UMSL Opera Theatre pushes boundaries with ‘The Medium’

by | Apr 8, 2019

Coming off a national award, the troupe shifted gears into darker, more challenging subject matter and musical territory.
UMSL Opera Theatre – The Medium

Emese Mattingly (left) and Alayna Epps perform in “The Medium,” the latest production by the UMSL Opera Theatre. (Photos courtesy of Danny Reise)

Baba – or Madame Flora, as she’s known to her customers – is a fraud. She’s emotionally and physically abusive to her daughter Monica, and Toby, the mute boy she’s taken into her home. She swindles grieving parents out of their money by making them think she can communicate with their deceased children.

Emese Mattingly, who played Madame Flora in the recent UMSL Opera Theatre production of “The Medium,” had a bit of trouble identifying with her at first.

“She’s just this evil character with evil motives. I consider myself an optimist,” Mattingly said. “It was challenging, but it was really worthwhile because I was able to understand her motives. Not only that, I kind of dove into the why she is the way she is.”

Stella Markou, University of Missouri–St. Louis associate professor of music and director of vocal studies and the Opera Theatre, wanted to stretch her students’ boundaries with “The Medium,” which ran from March 15-17 at the Lee Theater in the Blanche M. Touhill Performing Arts Center. After last spring’s production of the comedy “The Pirates of Penzance,” she wanted the 14 members of her troupe to experience something completely different.

Stella Markou

Opera Theatre Director Stella Markou wanted to challenge her students with the dark subject matter and discordant melodies of Gian Carlo Menotti’s 1948 work.

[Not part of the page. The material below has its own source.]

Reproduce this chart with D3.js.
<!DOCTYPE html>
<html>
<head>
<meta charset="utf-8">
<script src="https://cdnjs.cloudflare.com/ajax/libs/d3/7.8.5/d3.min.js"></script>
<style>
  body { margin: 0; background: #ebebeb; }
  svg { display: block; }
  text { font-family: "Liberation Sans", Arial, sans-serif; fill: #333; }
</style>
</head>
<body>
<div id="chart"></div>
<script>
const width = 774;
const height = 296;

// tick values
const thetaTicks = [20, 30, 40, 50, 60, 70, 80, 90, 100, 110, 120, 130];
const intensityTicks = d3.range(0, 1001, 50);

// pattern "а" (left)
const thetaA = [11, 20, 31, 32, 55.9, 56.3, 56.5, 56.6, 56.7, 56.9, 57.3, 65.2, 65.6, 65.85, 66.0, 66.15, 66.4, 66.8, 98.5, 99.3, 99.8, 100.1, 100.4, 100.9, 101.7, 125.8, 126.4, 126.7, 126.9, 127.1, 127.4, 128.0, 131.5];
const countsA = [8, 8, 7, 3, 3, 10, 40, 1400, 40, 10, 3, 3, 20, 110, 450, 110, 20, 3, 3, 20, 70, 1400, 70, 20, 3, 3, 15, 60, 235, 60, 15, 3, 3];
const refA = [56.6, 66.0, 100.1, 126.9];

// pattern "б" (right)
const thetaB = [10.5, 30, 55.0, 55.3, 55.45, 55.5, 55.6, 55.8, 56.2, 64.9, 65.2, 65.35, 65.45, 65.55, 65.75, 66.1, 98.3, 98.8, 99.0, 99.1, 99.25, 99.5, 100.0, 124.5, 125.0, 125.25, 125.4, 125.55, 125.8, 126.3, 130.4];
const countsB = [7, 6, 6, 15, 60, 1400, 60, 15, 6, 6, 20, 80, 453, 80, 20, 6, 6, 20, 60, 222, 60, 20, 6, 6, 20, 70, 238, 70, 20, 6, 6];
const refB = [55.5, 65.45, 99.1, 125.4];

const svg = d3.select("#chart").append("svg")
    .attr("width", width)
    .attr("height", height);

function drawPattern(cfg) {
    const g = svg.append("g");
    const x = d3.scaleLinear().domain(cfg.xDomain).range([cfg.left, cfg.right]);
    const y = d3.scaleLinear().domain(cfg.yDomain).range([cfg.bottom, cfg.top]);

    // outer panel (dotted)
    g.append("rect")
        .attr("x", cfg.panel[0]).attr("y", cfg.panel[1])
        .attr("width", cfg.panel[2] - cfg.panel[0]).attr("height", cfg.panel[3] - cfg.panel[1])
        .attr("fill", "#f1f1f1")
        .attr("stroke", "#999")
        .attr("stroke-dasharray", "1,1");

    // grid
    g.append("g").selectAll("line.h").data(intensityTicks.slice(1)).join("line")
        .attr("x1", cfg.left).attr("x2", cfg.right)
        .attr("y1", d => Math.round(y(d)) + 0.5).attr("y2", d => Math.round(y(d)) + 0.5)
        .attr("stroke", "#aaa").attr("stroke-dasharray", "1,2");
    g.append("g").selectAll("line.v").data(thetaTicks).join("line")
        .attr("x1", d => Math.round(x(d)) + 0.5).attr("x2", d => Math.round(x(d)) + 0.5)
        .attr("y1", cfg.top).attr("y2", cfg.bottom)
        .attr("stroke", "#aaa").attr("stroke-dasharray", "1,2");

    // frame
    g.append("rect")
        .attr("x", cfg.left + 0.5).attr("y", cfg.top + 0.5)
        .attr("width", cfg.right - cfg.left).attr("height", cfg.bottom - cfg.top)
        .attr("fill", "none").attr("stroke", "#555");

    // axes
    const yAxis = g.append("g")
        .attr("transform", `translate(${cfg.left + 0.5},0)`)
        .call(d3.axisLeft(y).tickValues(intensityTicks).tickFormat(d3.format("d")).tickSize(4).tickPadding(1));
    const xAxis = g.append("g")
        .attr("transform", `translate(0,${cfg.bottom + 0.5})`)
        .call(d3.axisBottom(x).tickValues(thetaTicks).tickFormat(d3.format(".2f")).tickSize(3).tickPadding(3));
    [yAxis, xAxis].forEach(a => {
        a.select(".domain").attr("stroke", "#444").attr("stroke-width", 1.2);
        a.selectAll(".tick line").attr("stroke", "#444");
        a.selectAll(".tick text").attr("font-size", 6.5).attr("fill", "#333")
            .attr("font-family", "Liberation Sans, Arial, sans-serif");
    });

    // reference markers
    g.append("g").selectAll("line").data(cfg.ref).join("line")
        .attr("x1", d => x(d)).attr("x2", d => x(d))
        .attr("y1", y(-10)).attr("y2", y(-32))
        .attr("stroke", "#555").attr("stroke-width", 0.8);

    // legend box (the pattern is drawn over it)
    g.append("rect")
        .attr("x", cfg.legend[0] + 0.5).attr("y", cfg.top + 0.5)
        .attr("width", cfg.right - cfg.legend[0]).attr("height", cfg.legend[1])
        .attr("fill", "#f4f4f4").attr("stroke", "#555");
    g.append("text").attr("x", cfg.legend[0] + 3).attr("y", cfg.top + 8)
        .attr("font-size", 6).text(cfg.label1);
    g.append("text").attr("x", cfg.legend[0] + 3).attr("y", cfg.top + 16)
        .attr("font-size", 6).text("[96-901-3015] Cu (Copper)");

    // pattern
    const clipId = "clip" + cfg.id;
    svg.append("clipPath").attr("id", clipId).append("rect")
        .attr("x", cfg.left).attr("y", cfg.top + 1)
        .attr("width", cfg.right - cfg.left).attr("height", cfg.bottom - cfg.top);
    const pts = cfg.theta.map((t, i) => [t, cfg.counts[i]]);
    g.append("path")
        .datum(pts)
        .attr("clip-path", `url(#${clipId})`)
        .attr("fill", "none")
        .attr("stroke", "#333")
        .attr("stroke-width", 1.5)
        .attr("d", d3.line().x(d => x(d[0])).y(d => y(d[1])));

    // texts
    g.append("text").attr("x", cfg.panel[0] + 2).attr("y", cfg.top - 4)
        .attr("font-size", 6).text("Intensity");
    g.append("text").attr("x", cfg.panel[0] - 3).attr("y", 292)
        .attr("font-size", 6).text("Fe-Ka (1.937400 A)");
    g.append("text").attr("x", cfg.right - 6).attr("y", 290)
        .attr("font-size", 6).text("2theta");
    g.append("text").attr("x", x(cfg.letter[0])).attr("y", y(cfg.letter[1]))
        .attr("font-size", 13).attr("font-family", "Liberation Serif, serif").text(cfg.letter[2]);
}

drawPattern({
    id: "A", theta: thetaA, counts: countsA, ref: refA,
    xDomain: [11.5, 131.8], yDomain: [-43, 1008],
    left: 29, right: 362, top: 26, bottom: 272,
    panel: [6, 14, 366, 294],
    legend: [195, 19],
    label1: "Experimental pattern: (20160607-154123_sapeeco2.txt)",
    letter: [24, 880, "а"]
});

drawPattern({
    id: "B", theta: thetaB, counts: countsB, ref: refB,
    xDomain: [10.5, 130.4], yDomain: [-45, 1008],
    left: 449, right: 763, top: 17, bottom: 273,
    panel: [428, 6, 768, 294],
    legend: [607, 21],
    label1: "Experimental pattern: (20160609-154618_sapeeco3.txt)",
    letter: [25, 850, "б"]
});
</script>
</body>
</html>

For Mattingly, that meant embodying an unfamiliar character. For Alayna Epps, who played Monica, it meant finding the humanity in a mother who is inhumane. For Jordan Carr, who played Toby, it meant expressing a range of emotions without using words.

For the whole cast, it meant grappling with the dark tone and discordant melodies of Gian Carlo Menotti’s 1948 work.

“We had to understand that the music did not shape the scene: We did,” Epps said. “When Monica is trying to comfort Baba, she can’t listen to the sadness that the music is portraying. She’s really being hopeful. It was all up to what the character is trying to display at that moment, not what the music is doing. It’s like moving against the water.

“After this show, everything is like a piece of cake.”

Epps had never performed opera before she joined UMSL’s program at the urging of Markou, her voice coach, in the fall of 2017. Mattingly, too, was a neophyte when she gravitated to the program after transferring to UMSL in 2015. She graduated with bachelor’s degrees in English and music in December but is continuing to take graduate music classes as a non-degree-seeking student.

Mattingly has an upcoming internship at Opera Theatre of Saint Louis and hopes to use it as a springboard into a career in the arts.

“I am so excited to have this internship serve as the platform in my career in the arts,” Mattingly said. “I realized that I loved doing arts administration and advocacy and engagement with the community, especially with something that has this whole world of opportunity.”

Mattingly and students like her are what make the Opera Theatre unique. While other college programs are mostly made up of vocal performance majors – aspiring professional singers – UMSL’s brings in students from all over the academic spectrum.

The cast for “Pirates” included nursing, media studies, social work and biology majors. That production earned the Opera Theatre a tie for first place in its division at the 2017-18 National Opera Association Opera Production Competition. It was the second time in four years UMSL had placed in the top three.

Darwin Aquino

An 18-piece orchestra under the direction of Assistant Teaching Professor of Music Darwin Aquino added a new wrinkle to the show. The Opera Theatre usually performs with only a piano accompaniment.

“If you’re an opera singer, you’re kind of like the Olympic athlete of voice,” Markou said. “The skills they learn – consistency of discipline, team playing, ownership, propriety, almost like project managing by yourself and pushing your limits of endurance physically and mentally – these are all aspects you need to be successful in the work field. Contemporary classical music is very difficult. Now they’re bringing different assets and skillsets to the table that they didn’t have before. We took a big program risk, but it really paid humongous dividends in the individual growth of each cast member.”

The new wrinkles for “The Medium” – aside from the subject matter and tonal language – included working with masks made by artist Clelia Scala and singing with the accompaniment of an 18-piece orchestra conducted by Assistant Teaching Professor of Music Darwin Aquino instead of the usual piano accompaniment, broadening the musical possibilities.

Or, to put it in Markou’s words, “Now you have a box of Crayolas of 100 colors where before you had, maybe, 10.”

Epps feels that everyone should give opera a chance. She’s glad she did.

“Some people think it’s not tangible, but it really is,” Epps said. “Opera is a mirror to your humanity. It’s people living lives to the extreme in every moment. Everyone should experience that.”